Breaking with the Old Morality

image
Hollywood Hollywood’s silent movies provided audiences with graphic images of changing sexual values during the 1920s. Rudolph Valentino, pictured in this advertisement for Blood and Sand (1922), was the leading male heartthrob of the era. Here he embraces his costar Nita Naldi, who responds with a look of ecstasy to Valentino’s touch. Courtesy Everett Collection

Challenges to the virtues of thrift and sacrifice were ac-companied by a transformation of the moral codes of late-nineteenth-century America, especially those relating to sex. The entertainment industry played a large role in promoting relaxed attitudes toward sexual relations to a mass audience throughout the nation. The motion picture business, increasingly centered in Hollywood after 1920, attracted women and men to movie palaces where they could see swashbuckling heroes and glamorous heroines. In an era of silent movies, patrons in the nation’s twenty thousand movie houses were enthralled not by the occasional dialogue printed on the screen but by the powerfully attractive images of the film stars.

Originally shown as short films for 5 cents in nickelodeons, the movies appealed to a national audience. Melodramas and comedies entertained the masses, and films such as D. W. Griffith’s Birth of a Nation (1915) appealed to racial prejudices by glorifying the Ku Klux Klan. By the 1920s, films had expanded into feature-length pictures, Hollywood film studios had blossomed into major corporations, and movies were shown in ornate theaters in cities and towns across the country. The star system was born, and matinee idols such as Douglas Fairbanks, Charlie Chaplin, Clara Bow, and Mary Pickford influenced fashions and hairstyles. Female stars dressed as “flappers” and wooed audiences. Representing the liberated new woman, flappers wore short skirts, used ample makeup (formerly associated with prostitutes), smoked cigarettes in public, drank illegal alcoholic beverages, and gyrated to jazz tunes on the dance floor.

Americans could enjoy new entertainment opportunities and still remain faithful to traditional values. By 1929 approximately 40 percent of households owned a radio and could listen to stations affiliated with the two major broadcasting networks: the Columbia Broadcasting System (CBS) and the National Broadcasting Company (NBC).
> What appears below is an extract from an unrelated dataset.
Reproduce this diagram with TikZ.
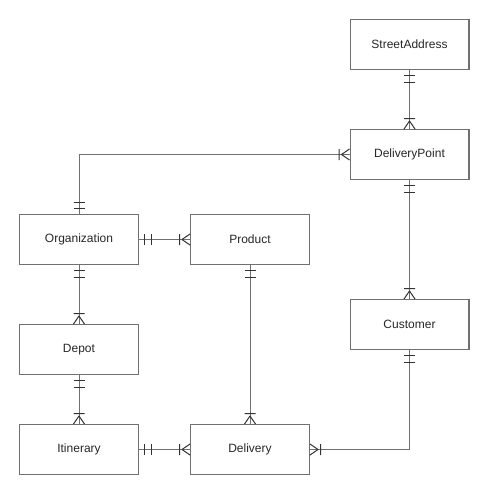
\documentclass[tikz,border=0pt]{standalone}
\usepackage{fontspec}
\setsansfont{Liberation Sans}
\usepackage{tikz}
\usetikzlibrary{positioning}

\definecolor{linegray}{RGB}{112,112,112}

% ER line ends: exactly one / one or many
\pgfdeclarearrow{
  name = erone,
  setup code = {
    \pgfarrowssettipend{0pt}
    \pgfarrowssetlineend{0pt}
    \pgfarrowssetbackend{-12.5pt}
    \pgfarrowssetvisualbackend{-12pt}
    \pgfarrowshullpoint{0pt}{5.5pt}
    \pgfarrowshullpoint{0pt}{-5.5pt}
    \pgfarrowshullpoint{-12.5pt}{5.5pt}
    \pgfarrowshullpoint{-12.5pt}{-5.5pt}
  },
  drawing code = {
    \pgfsetdash{}{0pt}
    \pgfpathmoveto{\pgfpoint{-5.5pt}{5.5pt}}
    \pgfpathlineto{\pgfpoint{-5.5pt}{-5.5pt}}
    \pgfpathmoveto{\pgfpoint{-12pt}{5.5pt}}
    \pgfpathlineto{\pgfpoint{-12pt}{-5.5pt}}
    \pgfusepathqstroke
  }
}
\pgfdeclarearrow{
  name = ermany,
  setup code = {
    \pgfarrowssettipend{0pt}
    \pgfarrowssetlineend{0pt}
    \pgfarrowssetbackend{-11pt}
    \pgfarrowssetvisualbackend{-10.5pt}
    \pgfarrowshullpoint{0pt}{5.5pt}
    \pgfarrowshullpoint{0pt}{-5.5pt}
    \pgfarrowshullpoint{-11pt}{5.5pt}
    \pgfarrowshullpoint{-11pt}{-5.5pt}
  },
  drawing code = {
    \pgfsetdash{}{0pt}
    \pgfsetroundjoin
    \pgfpathmoveto{\pgfpoint{0pt}{5.5pt}}
    \pgfpathlineto{\pgfpoint{-8pt}{0pt}}
    \pgfpathlineto{\pgfpoint{0pt}{-5.5pt}}
    \pgfpathmoveto{\pgfpoint{-10.5pt}{5.5pt}}
    \pgfpathlineto{\pgfpoint{-10.5pt}{-5.5pt}}
    \pgfusepathqstroke
  }
}

\begin{document}
\begin{tikzpicture}[
  x=1pt, y=-1pt,
  node distance=59pt and 51pt,
  entity/.style={rectangle, draw=linegray, line width=1.4pt, minimum width=118.6pt, minimum height=49.6pt, text=black!85, font=\sffamily\fontsize{12}{14}\selectfont},
  rel/.style={draw=linegray, line width=1pt, arrows={erone[color=black!80]-ermany[color=black!80]}}
]
\useasboundingbox (0,0) rectangle (490,495);

% right column
\node[entity] (addr) at (409.5,44.5) {StreetAddress};
\node[entity, below=of addr] (dpoint) {DeliveryPoint};
\node[entity, below=119pt of dpoint] (cust) {Customer};

% left part
\node[entity] (org) at (79,239.5) {Organization};
\node[entity, right=of org] (prod) {Product};
\node[entity, below=of org] (depot) {Depot};
\node[entity, below=49pt of depot] (itin) {Itinerary};
\node[entity, right=of itin] (deliv) {Delivery};

% relationships
\draw[rel] (addr) -- (dpoint);
\draw[rel] (org.north) |- (dpoint.west);
\draw[rel] (org) -- (prod);
\draw[rel] (org) -- (depot);
\draw[rel] (dpoint) -- (cust);
\draw[rel] (prod) -- (deliv);
\draw[rel] (depot) -- (itin);
\draw[rel] (itin) -- (deliv);
\draw[rel] (cust.south) |- (deliv.east);
\end{tikzpicture}
\end{document}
Shows such as The General Motors Family and The Maxwell House Hour blended product advertising with family entertainment. Amos ’n’ Andy garnered large audiences by satirizing black working-class life, which, intentionally or not, reinforced racist stereotypes. In cities like New York and Chicago, immigrants could tune in to foreign-language radio programs aimed at non-English-speaking ethnic groups, which offered them an outlet for preserving their identity in the face of the increasing homogeneity fostered by the national consumer culture.

The most spirited challenge to both traditional values and the modern consumer culture came from a diverse group of intellectuals known as the Lost Generation. Gertrude Stein coined the term to describe the disillusionment that many of her fellow writers and artists felt after the ravages of World War I. Already concerned about the impact of mass culture and corporate capitalism on individualism and free thought, they focused their talents on criticizing what they saw as the hypocrisy of old values and the conformity ushered in by the new. In the novel This Side of Paradise (1920), F. Scott Fitzgerald complained that his generation had “grown up to find all Gods dead, all wars fought, all faith in man shaken.” In a series of novels, including Main Street (1920), Babbitt (1922), and Elmer Gantry (1927), Sinclair Lewis ridiculed the narrow-mindedness of small-town life, the empty materialism of businessmen, and the insincerity of evangelical preachers. Journalist Henry Louis (H. L.) Mencken picked up these subjects in the pages of his magazine, The American Mercury. From his vantage point in Baltimore, Maryland, he lampooned the beliefs and behavior of Middle America and groused that its residents had turned democracy into “boobocracy,” or government by boobs.

While radio audiences howled with laughter over the exploits of Amos ’n’ Andy, scholars discredited conventional wisdom about race. Challenging studies that purported to demonstrate the intellectual superiority of whites over blacks, Columbia University anthropologist Franz Boas argued that any apparent intelligence gap between the races resulted from environmental factors and not heredity. His student Ruth Benedict further argued that the culture of so-called primitive tribes such as the Pueblo Indians, which emphasized cooperation and spiritual ideals, produced a less stressful and more emotionally connected lifestyle than that of more advanced societies. The ideas of Sigmund Freud, an Austrian psychoanalyst, shifted emphasis away from culture and race to individual consciousness. His disciples stressed the role of the unconscious mind and the power of the sex drive in shaping human behavior, beliefs that gained traction not only in university education but also in advertising appeals.